Saturday, March 05, 2011

Secret Influences 7: Sunrise with Sea Monsters

As much as my aesthetic allegiance belongs to the historical avant-garde, and to contemporary experimental art, there's still something that I find inspiring in the later work of J.M.W. Turner. I'm thinking particularly of the mid-1840s when he has left battle scenes and English landscapes behind to focus on elemental matters: light, weather, water, and mist. "Rain, Steam and Speed" (1844) is certainly a favourite for its anticipation of both Impressionism and Futurism, but it is the above piece, "Sunrise with Sea Monsters" (1845) that I am most often drawn to. As it's the only Turner piece that I am aware of that has a fantastical subject matter I wonder what he's attempting to do with the contrast between the title and the image. Is he being literal: that this is a painting of sea monsters? Or is he suggesting that the roiling sea creates a visual illusion of sea monsters when the sun rises? Are we meant to see two sea monsters (a pair of dolphin shaped creatures leaping above the water) or a single sea monster (the large central piscine face resting on the sea's surface)? Or both simultaneously? Moreover, is there a type of Magritte-like play between title, image, and viewer response? That is, do we only see sea monsters in this image because he has titled it so?
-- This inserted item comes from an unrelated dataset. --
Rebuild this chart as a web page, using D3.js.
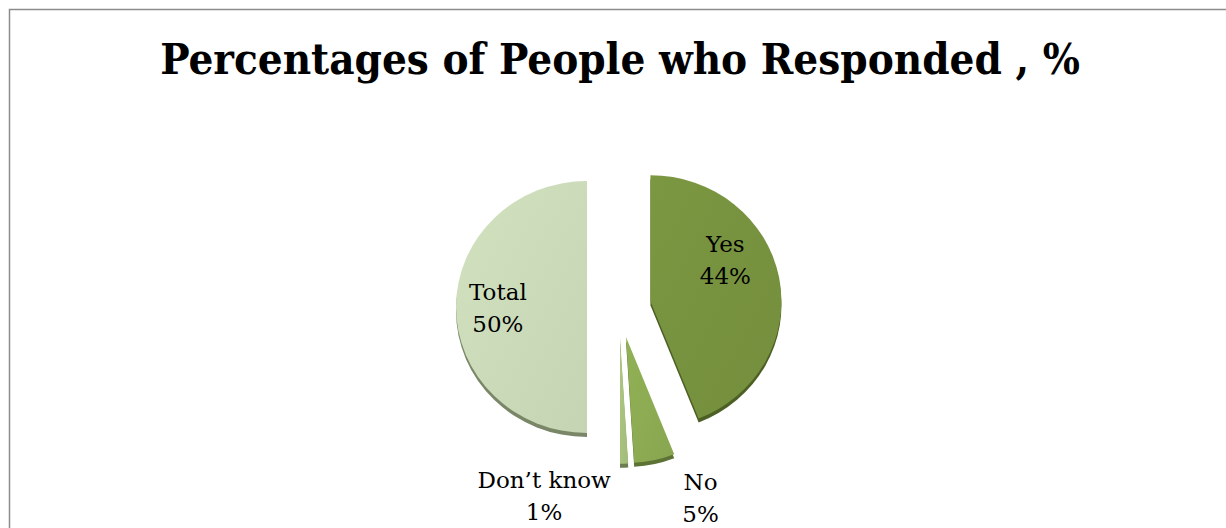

I think it is this last issue that I find most intriguing, and this was one of the first paintings that alerted me to how ambiguous titling can shape aesthetic response and open up multiple readings, something that I was most involved with in my own poetics when writing Torontology, particularly in the sequences "The Variety of Efflorescence," "deClerambault's Syndrome," "5x4," "4x5," and "Prison Tattoos."